Checklist
for a Final Edit
There are several common mistakes that appear in
the papers of college students. As we all know, too many mechanical mistakes
can detract from the overall quality of your paper and result in a lower
grade. So before you print up your paper, check through it for the following
things:
When quoting material:
- Periods and commas go inside the quotation marks.
- Question marks, exclamation points, dashes, colons and semicolons are
set outside the quotation marks (unless they are part of the source you
quote).
- When you are using a long quotation, check your system of documentation
(MLA, Turabian, APA,
etc.) for how to define, indent and space long quotations.
- Do not place blocked quotations in quotation marks. The indentation
indicates that you are quoting.
- Make sure you use a consistent method of citing sources, such as footnoting,
endnoting, or MLA parenthetical citations. It
is a good idea to ask your professors what their preferences are.
Checking Usage:
- Check to make sure your nouns and verbs agree
in tense and number.
- Be very careful when using homophones (words that sound alike but mean different
things, like accept/except, effect/affect.) If you are ever unsure if you
are using the right word, check your dictionary or Writer's Web's Commonly
Confused Words.
- Check the paper for colloquial or slang phrases that will take away from
the academic tone of your paper. Also be aware of using gender-neutral language,
and substitute neutral words for masculine ones (for example, humanity for
mankind, etc.)
Checking Organization:
- Make sure you follow your thesis throughout
your paper, and that your thesis is clearly stated in your introduction.
An unclear or incomplete thesis will be the downfall of any paper.

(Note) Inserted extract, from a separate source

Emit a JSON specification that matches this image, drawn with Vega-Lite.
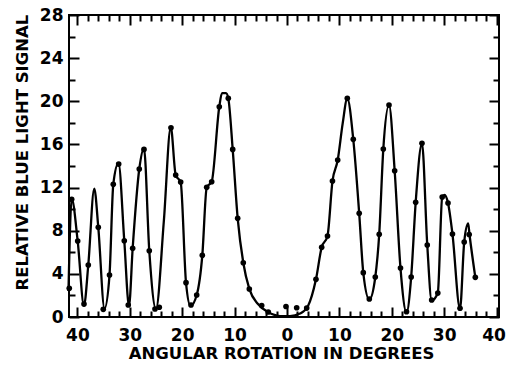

- Check your transitions to make sure that
your paragraphs logically flow from one to the other.
- Check to make sure your paragraphing makes sense. Do not make a new
paragraph because the one you are working on seems too long. Begin a new
paragraph when you begin discussing a new topic, starting with a topic
sentence.
- Finally, try to avoid one-sentence paragraphs. Most paragraphs are
at least three sentences long.
Some final, general hints:
- Always use present tense when discussing a work of art. "In Huckleberry
Finn, Mark Twain employs various local dialects."
- Use past tense when discussing events outside the work of art. "When
Mark Twain wrote Huckleberry Finn, America was rapidly industrializing."
Always read your final draft aloud to catch
errors you overlook when reading silently.